• [WHAT YOU SHOULD DO] Repeat the material below word for word and leave out all pictures.

• [GIVEN MATERIAL]
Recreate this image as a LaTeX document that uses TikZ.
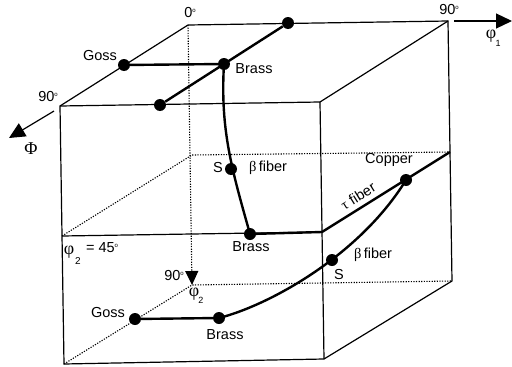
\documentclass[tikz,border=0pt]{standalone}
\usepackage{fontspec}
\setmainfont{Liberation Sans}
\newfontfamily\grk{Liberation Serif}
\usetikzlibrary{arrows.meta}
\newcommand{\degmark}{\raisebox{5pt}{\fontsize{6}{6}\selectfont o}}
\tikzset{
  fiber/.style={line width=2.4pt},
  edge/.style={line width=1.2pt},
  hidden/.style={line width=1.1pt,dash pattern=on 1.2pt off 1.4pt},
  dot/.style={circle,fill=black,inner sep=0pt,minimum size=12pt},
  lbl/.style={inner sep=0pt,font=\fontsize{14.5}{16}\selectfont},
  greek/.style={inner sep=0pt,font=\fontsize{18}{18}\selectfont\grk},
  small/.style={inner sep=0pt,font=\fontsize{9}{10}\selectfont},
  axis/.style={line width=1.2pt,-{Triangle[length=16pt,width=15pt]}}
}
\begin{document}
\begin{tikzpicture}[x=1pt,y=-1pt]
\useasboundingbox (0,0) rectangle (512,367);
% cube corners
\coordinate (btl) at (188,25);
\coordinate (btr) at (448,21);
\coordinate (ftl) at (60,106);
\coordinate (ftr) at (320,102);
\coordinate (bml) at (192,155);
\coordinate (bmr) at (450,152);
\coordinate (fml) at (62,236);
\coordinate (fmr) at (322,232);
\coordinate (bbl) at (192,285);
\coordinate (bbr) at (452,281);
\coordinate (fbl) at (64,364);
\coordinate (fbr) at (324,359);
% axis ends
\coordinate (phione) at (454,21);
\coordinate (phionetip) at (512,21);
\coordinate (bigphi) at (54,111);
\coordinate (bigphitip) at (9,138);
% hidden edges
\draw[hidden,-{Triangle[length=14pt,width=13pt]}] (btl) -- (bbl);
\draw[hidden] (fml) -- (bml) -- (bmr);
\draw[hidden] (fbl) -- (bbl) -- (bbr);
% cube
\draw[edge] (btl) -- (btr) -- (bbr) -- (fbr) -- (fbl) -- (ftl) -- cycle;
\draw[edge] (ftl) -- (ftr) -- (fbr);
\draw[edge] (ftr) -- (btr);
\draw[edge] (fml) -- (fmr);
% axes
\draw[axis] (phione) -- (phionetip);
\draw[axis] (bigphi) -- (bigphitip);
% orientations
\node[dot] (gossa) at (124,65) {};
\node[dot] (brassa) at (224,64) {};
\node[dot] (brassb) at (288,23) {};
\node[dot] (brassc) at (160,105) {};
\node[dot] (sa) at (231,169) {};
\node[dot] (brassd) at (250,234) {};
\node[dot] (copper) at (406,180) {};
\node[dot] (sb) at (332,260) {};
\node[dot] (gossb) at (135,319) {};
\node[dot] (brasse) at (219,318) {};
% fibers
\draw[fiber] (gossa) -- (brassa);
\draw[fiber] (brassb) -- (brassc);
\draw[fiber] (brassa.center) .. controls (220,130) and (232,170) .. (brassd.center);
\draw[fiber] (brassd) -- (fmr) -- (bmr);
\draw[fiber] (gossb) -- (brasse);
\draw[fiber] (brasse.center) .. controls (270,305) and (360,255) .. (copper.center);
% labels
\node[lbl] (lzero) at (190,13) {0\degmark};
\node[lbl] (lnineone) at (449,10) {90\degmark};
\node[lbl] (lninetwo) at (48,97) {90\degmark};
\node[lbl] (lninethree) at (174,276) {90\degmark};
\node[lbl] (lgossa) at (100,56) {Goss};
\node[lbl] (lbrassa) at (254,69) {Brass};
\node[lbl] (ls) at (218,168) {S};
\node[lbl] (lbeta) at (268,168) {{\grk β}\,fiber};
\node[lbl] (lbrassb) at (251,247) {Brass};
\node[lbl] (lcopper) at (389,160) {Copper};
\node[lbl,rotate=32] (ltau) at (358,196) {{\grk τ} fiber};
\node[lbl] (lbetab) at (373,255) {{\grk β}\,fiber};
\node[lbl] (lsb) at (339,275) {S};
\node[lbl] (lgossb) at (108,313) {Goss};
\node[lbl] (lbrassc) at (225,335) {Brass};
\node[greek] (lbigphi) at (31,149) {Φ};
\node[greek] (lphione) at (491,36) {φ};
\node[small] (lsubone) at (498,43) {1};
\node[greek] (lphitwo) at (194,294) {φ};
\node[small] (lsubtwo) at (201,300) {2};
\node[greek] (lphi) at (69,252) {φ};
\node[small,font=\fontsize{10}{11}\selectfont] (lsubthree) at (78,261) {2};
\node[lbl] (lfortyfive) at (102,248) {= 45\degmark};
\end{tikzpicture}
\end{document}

• [FULL SOLUTION]
Recreate this image as a LaTeX document that uses TikZ.
\documentclass[tikz,border=0pt]{standalone}
\usepackage{fontspec}
\setmainfont{Liberation Sans}
\newfontfamily\grk{Liberation Serif}
\usetikzlibrary{arrows.meta}
\newcommand{\degmark}{\raisebox{5pt}{\fontsize{6}{6}\selectfont o}}
\tikzset{
  fiber/.style={line width=2.4pt},
  edge/.style={line width=1.2pt},
  hidden/.style={line width=1.1pt,dash pattern=on 1.2pt off 1.4pt},
  dot/.style={circle,fill=black,inner sep=0pt,minimum size=12pt},
  lbl/.style={inner sep=0pt,font=\fontsize{14.5}{16}\selectfont},
  greek/.style={inner sep=0pt,font=\fontsize{18}{18}\selectfont\grk},
  small/.style={inner sep=0pt,font=\fontsize{9}{10}\selectfont},
  axis/.style={line width=1.2pt,-{Triangle[length=16pt,width=15pt]}}
}
\begin{document}
\begin{tikzpicture}[x=1pt,y=-1pt]
\useasboundingbox (0,0) rectangle (512,367);
% cube corners
\coordinate (btl) at (188,25);
\coordinate (btr) at (448,21);
\coordinate (ftl) at (60,106);
\coordinate (ftr) at (320,102);
\coordinate (bml) at (192,155);
\coordinate (bmr) at (450,152);
\coordinate (fml) at (62,236);
\coordinate (fmr) at (322,232);
\coordinate (bbl) at (192,285);
\coordinate (bbr) at (452,281);
\coordinate (fbl) at (64,364);
\coordinate (fbr) at (324,359);
% axis ends
\coordinate (phione) at (454,21);
\coordinate (phionetip) at (512,21);
\coordinate (bigphi) at (54,111);
\coordinate (bigphitip) at (9,138);
% hidden edges
\draw[hidden,-{Triangle[length=14pt,width=13pt]}] (btl) -- (bbl);
\draw[hidden] (fml) -- (bml) -- (bmr);
\draw[hidden] (fbl) -- (bbl) -- (bbr);
% cube
\draw[edge] (btl) -- (btr) -- (bbr) -- (fbr) -- (fbl) -- (ftl) -- cycle;
\draw[edge] (ftl) -- (ftr) -- (fbr);
\draw[edge] (ftr) -- (btr);
\draw[edge] (fml) -- (fmr);
% axes
\draw[axis] (phione) -- (phionetip);
\draw[axis] (bigphi) -- (bigphitip);
% orientations
\node[dot] (gossa) at (124,65) {};
\node[dot] (brassa) at (224,64) {};
\node[dot] (brassb) at (288,23) {};
\node[dot] (brassc) at (160,105) {};
\node[dot] (sa) at (231,169) {};
\node[dot] (brassd) at (250,234) {};
\node[dot] (copper) at (406,180) {};
\node[dot] (sb) at (332,260) {};
\node[dot] (gossb) at (135,319) {};
\node[dot] (brasse) at (219,318) {};
% fibers
\draw[fiber] (gossa) -- (brassa);
\draw[fiber] (brassb) -- (brassc);
\draw[fiber] (brassa.center) .. controls (220,130) and (232,170) .. (brassd.center);
\draw[fiber] (brassd) -- (fmr) -- (bmr);
\draw[fiber] (gossb) -- (brasse);
\draw[fiber] (brasse.center) .. controls (270,305) and (360,255) .. (copper.center);
% labels
\node[lbl] (lzero) at (190,13) {0\degmark};
\node[lbl] (lnineone) at (449,10) {90\degmark};
\node[lbl] (lninetwo) at (48,97) {90\degmark};
\node[lbl] (lninethree) at (174,276) {90\degmark};
\node[lbl] (lgossa) at (100,56) {Goss};
\node[lbl] (lbrassa) at (254,69) {Brass};
\node[lbl] (ls) at (218,168) {S};
\node[lbl] (lbeta) at (268,168) {{\grk β}\,fiber};
\node[lbl] (lbrassb) at (251,247) {Brass};
\node[lbl] (lcopper) at (389,160) {Copper};
\node[lbl,rotate=32] (ltau) at (358,196) {{\grk τ} fiber};
\node[lbl] (lbetab) at (373,255) {{\grk β}\,fiber};
\node[lbl] (lsb) at (339,275) {S};
\node[lbl] (lgossb) at (108,313) {Goss};
\node[lbl] (lbrassc) at (225,335) {Brass};
\node[greek] (lbigphi) at (31,149) {Φ};
\node[greek] (lphione) at (491,36) {φ};
\node[small] (lsubone) at (498,43) {1};
\node[greek] (lphitwo) at (194,294) {φ};
\node[small] (lsubtwo) at (201,300) {2};
\node[greek] (lphi) at (69,252) {φ};
\node[small,font=\fontsize{10}{11}\selectfont] (lsubthree) at (78,261) {2};
\node[lbl] (lfortyfive) at (102,248) {= 45\degmark};
\end{tikzpicture}
\end{document}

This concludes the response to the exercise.